Nusrat Fateh Ali Khan: A Buyer’s Guide
Real World’s 1988 set ‘Shahen-Shah’ provided the first nudge into “mainstream” consciousness for Nusrat, and it still might make for the best introduction. The tracks are mid-length (mostly around seven minutes or so) and to the point, the sound clear and crisp, and the performances all bear an immediacy. Further Real World releases expand their scope and bring fans further into the qawwali world, with the Michael Brook-produced ‘Shahbaaz’ (1990) and the slightly more unconventional ‘Devotional Songs’ (recorded in 1988 but released in 1992) and ‘Love Songs’ (a set of romantic ghazals from the same sessions) giving a full sense of Nusrat’s blend of classical and folk, spiritual and secular. The ‘Devotional Songs’ opener, ‘Allah Hoo Allah Hoo,’ might be as close to a Nusrat signature piece as there is. A five-disc ‘In Concert in Paris’ series from French label Ocora gives a fuller sense of the extended live experience — the set’s five hours document just two performances, from 1985 and 1988. ‘The Final Studio Recordings’ collects the work Nusrat had been doing with Rick Rubin before his death and also is a solid starting point. As well, ‘The Voice of the Century,’ a set produced by Baba Ji in 1995, will see its first release this fall and is a strong complement to the other highlights.
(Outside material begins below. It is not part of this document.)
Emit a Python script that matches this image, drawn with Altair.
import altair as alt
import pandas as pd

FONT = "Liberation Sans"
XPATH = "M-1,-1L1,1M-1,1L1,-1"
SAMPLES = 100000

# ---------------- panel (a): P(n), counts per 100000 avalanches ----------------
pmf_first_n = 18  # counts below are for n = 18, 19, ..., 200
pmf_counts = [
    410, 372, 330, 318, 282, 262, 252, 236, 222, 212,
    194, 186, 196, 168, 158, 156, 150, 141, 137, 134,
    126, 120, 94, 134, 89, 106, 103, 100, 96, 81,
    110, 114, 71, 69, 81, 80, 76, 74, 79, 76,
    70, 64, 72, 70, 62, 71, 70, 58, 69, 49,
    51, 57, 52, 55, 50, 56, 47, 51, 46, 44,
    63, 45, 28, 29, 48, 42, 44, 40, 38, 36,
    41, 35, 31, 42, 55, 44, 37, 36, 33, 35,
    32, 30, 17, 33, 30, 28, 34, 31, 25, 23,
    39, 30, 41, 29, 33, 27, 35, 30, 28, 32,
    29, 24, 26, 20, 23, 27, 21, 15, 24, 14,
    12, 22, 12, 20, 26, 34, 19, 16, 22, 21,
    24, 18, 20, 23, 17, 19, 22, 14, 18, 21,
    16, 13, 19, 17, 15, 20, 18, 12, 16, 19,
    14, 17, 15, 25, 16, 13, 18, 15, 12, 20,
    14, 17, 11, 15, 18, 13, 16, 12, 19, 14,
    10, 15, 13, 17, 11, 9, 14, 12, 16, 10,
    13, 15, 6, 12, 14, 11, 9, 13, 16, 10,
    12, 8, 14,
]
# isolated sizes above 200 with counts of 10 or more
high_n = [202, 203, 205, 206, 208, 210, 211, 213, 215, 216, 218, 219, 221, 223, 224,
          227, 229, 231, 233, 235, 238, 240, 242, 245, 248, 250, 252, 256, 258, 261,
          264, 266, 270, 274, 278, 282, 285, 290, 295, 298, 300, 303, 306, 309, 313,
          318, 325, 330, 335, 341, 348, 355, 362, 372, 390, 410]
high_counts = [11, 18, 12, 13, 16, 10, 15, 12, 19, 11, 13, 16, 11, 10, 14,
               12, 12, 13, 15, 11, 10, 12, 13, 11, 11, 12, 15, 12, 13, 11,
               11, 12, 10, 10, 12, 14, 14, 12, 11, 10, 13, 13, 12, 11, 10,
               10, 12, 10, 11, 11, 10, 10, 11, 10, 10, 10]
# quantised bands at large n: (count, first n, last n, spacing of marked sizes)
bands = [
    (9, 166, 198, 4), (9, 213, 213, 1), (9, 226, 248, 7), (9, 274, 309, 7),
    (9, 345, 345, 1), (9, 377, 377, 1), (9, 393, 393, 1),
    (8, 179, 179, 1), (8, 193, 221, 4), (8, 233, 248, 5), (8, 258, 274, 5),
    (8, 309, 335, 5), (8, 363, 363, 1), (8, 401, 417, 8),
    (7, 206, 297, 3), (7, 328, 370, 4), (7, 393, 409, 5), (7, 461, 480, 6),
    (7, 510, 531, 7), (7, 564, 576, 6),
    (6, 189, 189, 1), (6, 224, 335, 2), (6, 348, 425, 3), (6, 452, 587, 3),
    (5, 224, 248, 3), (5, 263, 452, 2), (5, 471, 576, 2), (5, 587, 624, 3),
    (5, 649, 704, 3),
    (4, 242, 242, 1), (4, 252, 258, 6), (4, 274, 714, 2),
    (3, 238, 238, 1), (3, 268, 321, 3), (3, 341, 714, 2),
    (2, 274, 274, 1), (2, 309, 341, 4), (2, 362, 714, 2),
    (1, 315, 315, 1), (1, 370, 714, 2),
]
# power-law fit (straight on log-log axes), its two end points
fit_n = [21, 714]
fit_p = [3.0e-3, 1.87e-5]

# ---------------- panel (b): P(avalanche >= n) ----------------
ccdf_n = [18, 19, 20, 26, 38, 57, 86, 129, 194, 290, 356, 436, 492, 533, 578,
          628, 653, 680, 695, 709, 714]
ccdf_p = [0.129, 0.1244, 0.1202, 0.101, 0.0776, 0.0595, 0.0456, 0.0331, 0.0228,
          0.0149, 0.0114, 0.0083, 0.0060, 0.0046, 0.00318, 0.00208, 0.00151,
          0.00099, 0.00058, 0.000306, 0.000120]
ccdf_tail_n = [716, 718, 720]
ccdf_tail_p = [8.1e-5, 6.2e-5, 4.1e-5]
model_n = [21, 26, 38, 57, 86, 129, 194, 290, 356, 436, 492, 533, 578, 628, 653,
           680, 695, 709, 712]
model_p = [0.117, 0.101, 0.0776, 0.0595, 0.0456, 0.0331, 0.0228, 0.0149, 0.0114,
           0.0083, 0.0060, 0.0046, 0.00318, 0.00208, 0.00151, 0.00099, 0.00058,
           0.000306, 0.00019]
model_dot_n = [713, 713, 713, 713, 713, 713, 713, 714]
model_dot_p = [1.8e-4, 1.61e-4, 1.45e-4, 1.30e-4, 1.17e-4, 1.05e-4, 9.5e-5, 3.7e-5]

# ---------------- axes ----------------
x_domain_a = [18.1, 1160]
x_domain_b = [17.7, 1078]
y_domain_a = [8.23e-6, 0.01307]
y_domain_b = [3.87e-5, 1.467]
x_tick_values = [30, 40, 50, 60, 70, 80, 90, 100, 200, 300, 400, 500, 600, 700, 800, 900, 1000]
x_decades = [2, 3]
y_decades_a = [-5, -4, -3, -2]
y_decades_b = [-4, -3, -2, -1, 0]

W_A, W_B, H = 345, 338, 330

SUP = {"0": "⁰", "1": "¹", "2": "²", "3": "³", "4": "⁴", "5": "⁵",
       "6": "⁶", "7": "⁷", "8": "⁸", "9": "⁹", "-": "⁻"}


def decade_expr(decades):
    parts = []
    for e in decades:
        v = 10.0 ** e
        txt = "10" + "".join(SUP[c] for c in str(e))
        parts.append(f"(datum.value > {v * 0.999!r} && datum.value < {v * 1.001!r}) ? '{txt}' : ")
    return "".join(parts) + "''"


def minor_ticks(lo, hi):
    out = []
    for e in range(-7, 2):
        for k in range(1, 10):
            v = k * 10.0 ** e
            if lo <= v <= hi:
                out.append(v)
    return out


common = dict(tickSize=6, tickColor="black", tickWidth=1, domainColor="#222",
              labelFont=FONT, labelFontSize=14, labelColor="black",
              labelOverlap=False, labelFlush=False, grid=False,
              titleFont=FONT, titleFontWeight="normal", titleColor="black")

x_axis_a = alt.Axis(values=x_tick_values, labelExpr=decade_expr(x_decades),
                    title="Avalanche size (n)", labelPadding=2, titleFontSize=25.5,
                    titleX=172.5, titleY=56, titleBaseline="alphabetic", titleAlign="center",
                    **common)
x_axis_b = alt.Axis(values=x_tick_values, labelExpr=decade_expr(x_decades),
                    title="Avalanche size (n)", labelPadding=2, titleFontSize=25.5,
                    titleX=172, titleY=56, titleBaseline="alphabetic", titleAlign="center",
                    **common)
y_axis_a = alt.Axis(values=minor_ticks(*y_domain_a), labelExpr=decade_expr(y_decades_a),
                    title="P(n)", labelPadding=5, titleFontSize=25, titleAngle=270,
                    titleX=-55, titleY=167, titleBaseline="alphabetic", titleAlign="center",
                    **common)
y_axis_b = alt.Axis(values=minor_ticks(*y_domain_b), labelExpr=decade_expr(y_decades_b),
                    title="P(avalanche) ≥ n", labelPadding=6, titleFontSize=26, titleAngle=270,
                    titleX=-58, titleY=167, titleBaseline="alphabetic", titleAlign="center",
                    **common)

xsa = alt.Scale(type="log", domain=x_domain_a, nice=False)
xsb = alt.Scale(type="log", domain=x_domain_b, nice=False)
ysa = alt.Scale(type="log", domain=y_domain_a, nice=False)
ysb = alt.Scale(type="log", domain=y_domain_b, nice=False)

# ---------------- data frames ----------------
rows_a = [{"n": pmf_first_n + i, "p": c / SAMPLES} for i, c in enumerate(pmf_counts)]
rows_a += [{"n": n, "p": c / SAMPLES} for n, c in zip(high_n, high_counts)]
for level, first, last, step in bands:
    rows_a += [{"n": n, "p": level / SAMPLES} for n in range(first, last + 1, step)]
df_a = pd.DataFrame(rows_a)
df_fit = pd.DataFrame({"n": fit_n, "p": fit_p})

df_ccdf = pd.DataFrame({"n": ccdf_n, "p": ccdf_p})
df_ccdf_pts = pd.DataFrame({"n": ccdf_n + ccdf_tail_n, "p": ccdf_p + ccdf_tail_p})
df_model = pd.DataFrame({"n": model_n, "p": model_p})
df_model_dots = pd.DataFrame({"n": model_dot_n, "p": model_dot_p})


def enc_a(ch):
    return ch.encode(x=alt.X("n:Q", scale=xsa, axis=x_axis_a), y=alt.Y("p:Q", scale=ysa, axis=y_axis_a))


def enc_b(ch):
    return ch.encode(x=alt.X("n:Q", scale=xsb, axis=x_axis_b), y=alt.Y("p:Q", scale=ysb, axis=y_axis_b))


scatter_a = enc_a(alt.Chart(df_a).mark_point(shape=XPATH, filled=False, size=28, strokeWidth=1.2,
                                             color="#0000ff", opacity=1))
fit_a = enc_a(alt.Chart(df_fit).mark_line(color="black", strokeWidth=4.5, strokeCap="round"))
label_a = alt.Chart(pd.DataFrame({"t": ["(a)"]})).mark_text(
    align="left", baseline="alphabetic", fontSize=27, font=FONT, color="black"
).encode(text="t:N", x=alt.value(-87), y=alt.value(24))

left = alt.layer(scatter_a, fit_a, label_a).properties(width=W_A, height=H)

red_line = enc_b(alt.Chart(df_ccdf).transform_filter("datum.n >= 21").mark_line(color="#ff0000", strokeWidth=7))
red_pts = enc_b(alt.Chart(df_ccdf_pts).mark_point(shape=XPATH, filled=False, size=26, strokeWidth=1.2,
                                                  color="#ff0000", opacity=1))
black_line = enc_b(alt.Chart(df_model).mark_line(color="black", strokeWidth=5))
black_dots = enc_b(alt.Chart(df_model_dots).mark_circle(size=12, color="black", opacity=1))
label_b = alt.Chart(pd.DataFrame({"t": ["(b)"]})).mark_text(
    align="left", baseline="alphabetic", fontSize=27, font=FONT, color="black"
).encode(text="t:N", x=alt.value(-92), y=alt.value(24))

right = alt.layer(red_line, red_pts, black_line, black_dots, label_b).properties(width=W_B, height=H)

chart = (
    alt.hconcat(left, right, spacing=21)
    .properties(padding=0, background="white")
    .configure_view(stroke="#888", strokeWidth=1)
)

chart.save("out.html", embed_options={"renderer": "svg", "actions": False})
When it comes to the untraditional and remix projects, step carefully. The two Brooks-produced albums, 1990’s ‘Mustt Mustt’ and 1996’s ‘Night Song,’ stand far above the rest and work entirely on their own terms. The former features subtle, sympathetic settings crafted by the producer for pre-existing Nusrat vocal tracks. The second, though, is a true collaboration, Nusrat and Brook each reaching to the other, artistically speaking, finding not just common ground but exploring new territory for both participants. An early remix album, ‘Magic Touch,’ features Nusrat tracks rejiggered into dance music by Anglo-Indian DJ Bally Sagoo, succeeding much better than nearly everything else of its kind, the others generally suffering from the common remix malady, with the productions being more about the remixers’ sensibilities than the source’s.